EXERCISE DESCRIPTION |
Skip the pictures, please, and write out exactly the lines from the opening of the data through the line containing "const values = [5, 23];".

DATA PROVIDED |
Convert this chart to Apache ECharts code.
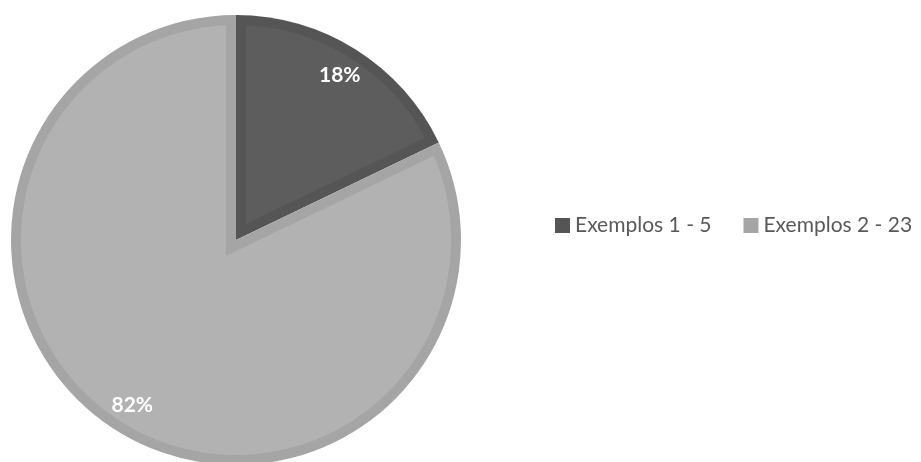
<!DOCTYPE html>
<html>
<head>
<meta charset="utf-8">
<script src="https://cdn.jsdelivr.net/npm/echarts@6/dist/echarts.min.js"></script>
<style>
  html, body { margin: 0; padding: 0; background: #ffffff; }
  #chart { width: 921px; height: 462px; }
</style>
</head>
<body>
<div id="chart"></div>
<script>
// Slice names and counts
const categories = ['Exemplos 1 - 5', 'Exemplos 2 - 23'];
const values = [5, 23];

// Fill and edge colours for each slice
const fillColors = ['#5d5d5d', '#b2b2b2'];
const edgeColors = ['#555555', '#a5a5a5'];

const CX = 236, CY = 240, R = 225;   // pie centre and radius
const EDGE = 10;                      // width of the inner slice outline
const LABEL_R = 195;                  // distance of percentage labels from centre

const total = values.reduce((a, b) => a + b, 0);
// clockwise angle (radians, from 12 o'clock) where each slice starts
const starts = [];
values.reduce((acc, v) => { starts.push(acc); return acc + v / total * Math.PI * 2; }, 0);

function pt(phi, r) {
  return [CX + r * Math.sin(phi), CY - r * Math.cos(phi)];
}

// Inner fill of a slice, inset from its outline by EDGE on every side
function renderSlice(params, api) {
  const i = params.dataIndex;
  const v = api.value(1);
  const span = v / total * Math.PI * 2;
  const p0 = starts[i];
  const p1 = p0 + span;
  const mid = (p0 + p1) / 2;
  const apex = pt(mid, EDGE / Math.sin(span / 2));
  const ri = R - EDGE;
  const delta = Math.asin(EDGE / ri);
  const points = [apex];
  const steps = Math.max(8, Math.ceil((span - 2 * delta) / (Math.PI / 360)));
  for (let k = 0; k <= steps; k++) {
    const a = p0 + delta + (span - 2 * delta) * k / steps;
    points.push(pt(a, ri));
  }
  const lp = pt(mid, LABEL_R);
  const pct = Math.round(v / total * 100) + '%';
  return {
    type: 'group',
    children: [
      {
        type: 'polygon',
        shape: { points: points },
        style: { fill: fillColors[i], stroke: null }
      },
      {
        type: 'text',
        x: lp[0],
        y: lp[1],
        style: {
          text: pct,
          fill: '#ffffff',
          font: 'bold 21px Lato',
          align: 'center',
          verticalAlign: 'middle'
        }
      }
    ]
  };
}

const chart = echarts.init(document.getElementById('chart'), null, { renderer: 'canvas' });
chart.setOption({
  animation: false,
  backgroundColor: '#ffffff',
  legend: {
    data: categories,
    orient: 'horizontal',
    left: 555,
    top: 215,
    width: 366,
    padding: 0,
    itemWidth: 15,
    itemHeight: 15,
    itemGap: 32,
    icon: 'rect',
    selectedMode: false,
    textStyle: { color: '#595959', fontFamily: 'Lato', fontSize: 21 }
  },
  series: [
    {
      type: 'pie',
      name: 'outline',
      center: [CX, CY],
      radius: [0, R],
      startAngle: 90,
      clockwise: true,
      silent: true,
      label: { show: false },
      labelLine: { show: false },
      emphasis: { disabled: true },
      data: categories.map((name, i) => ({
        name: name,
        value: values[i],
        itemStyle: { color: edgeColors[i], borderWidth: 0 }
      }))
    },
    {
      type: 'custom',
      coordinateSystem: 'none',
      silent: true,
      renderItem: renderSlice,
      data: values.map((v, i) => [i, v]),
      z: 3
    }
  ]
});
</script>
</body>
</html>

RESPONSE TO THIS EXERCISE |
Convert this chart to Apache ECharts code.
<!DOCTYPE html>
<html>
<head>
<meta charset="utf-8">
<script src="https://cdn.jsdelivr.net/npm/echarts@6/dist/echarts.min.js"></script>
<style>
  html, body { margin: 0; padding: 0; background: #ffffff; }
  #chart { width: 921px; height: 462px; }
</style>
</head>
<body>
<div id="chart"></div>
<script>
// Slice names and counts
const categories = ['Exemplos 1 - 5', 'Exemplos 2 - 23'];
const values = [5, 23];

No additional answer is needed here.